Back to writing my own data mining tools..

------
0tello
Cute, I assume it start SMTP sessions with different cobinations and checks if
the server does not return an error after corresponding RCPT TO. It will not
work with "catch-all" servers. Hint for inproovement - so far it does not find
emails with numbers like John123@gmail.com

------
bhartzer
"We cannot determine whether the email exists or not because the email service
has a catch-all address." So, if you don't want to be found if someone uses
that tool, then make sure you set up a catch-all address ;)

------
MichaelCrawford
You Da Man!

I am particularly good at debugging, and I greatly enjoy it, but it is quite
uncommon that I am offered purely debugging jobs.

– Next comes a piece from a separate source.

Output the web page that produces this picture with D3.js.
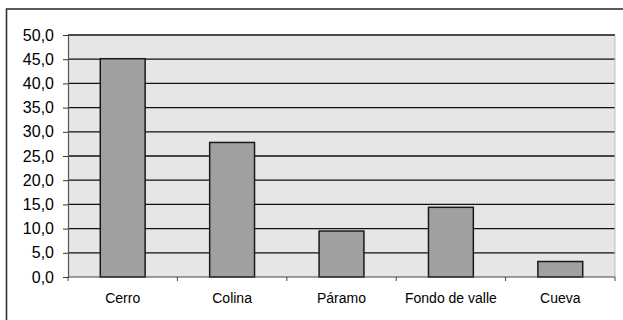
<!DOCTYPE html>
<html>
<head>
<meta charset="utf-8">
<script src="https://cdn.jsdelivr.net/npm/d3@7"></script>
<style>
  html, body { margin: 0; padding: 0; background: #fff; }
  svg { display: block; }
  text { font-family: "Liberation Sans", Arial, sans-serif; fill: #000; }
</style>
</head>
<body>
<svg id="chart" width="623" height="320"></svg>
<script>
// Share of sites by landform (%)
const categories = ["Cerro", "Colina", "Páramo", "Fondo de valle", "Cueva"];
const values = [45.1, 27.8, 9.5, 14.4, 3.2];
const yTicks = [0, 5, 10, 15, 20, 25, 30, 35, 40, 45, 50];

const svg = d3.select("#chart");
const W = 623, H = 320;
const plot = { left: 68, right: 615, top: 35, bottom: 277 };

// Outer frame (extends past the right and bottom edges)
svg.append("rect")
  .attr("x", 6.5).attr("y", 9)
  .attr("width", W + 10).attr("height", H + 10)
  .attr("fill", "none").attr("stroke", "#333").attr("stroke-width", 1.6);

const x = d3.scaleBand().domain(categories)
  .range([plot.left, plot.right]).paddingInner(0.59).paddingOuter(0.295);
const y = d3.scaleLinear().domain([0, 50]).range([plot.bottom, plot.top]);

// Plot background
svg.append("rect")
  .attr("x", plot.left).attr("y", plot.top)
  .attr("width", plot.right - plot.left).attr("height", plot.bottom - plot.top)
  .attr("fill", "#e5e6e7");

// Gridlines
svg.append("g").selectAll("line").data(yTicks.filter(d => d > 0)).join("line")
  .attr("x1", plot.left).attr("x2", plot.right)
  .attr("y1", d => y(d)).attr("y2", d => y(d))
  .attr("stroke", "#111").attr("stroke-width", 1.3);

// Right edge of plot area
svg.append("line")
  .attr("x1", plot.right).attr("x2", plot.right)
  .attr("y1", plot.top).attr("y2", plot.bottom)
  .attr("stroke", "#bbb").attr("stroke-width", 1);

// Bars
svg.append("g").selectAll("rect").data(values).join("rect")
  .attr("x", (d, i) => x(categories[i]))
  .attr("y", d => y(d))
  .attr("width", x.bandwidth())
  .attr("height", d => y(0) - y(d))
  .attr("fill", "#a0a0a0")
  .attr("stroke", "#1a1a1a").attr("stroke-width", 1.5);

// Y axis
const yAxis = d3.axisLeft(y).tickValues(yTicks).tickSize(5).tickPadding(9)
  .tickFormat(d => d3.format(".1f")(d).replace(".", ","));
const gy = svg.append("g").attr("transform", `translate(${plot.left},0)`).call(yAxis);
gy.attr("font-size", null).attr("font-family", null);
gy.select(".domain").attr("stroke", "#555").attr("stroke-width", 1.2);
gy.selectAll(".tick line").attr("stroke", "#333");
gy.selectAll(".tick text").style("font-size", "16px")
  .style("font-family", "'Liberation Sans', Arial, sans-serif").attr("fill", "#000");

// X axis baseline with ticks at category boundaries
const step = x.step();
const boundaries = d3.range(categories.length + 1).map(i => plot.left + i * step);
svg.append("line")
  .attr("x1", plot.left).attr("x2", plot.right)
  .attr("y1", plot.bottom).attr("y2", plot.bottom)
  .attr("stroke", "#444").attr("stroke-width", 1.2);
svg.append("g").selectAll("line").data(boundaries).join("line")
  .attr("x1", d => d).attr("x2", d => d)
  .attr("y1", plot.bottom).attr("y2", plot.bottom + 4)
  .attr("stroke", "#444");

// Category labels
svg.append("g").selectAll("text").data(categories).join("text")
  .attr("x", d => x(d) + x.bandwidth() / 2)
  .attr("y", 303)
  .attr("text-anchor", "middle")
  .style("font-size", "14px")
  .text(d => d);
</script>
</body>
</html>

I've had the idea of scouting around for well-financed programs that totally
suck, then contacting their publishers to offer my service of fixing their
broken code.

I haven't had any bites yet. Your service is very encouraging to me.

------
ilovefood
This tool is amazing! I think it works kind of like this: it splits firstname
and lastname, tests for a response code on some random combination like
"firstletterOfFirstName + last name" on a service like this [http://verify-
email.org/](http://verify-email.org/) very clever !!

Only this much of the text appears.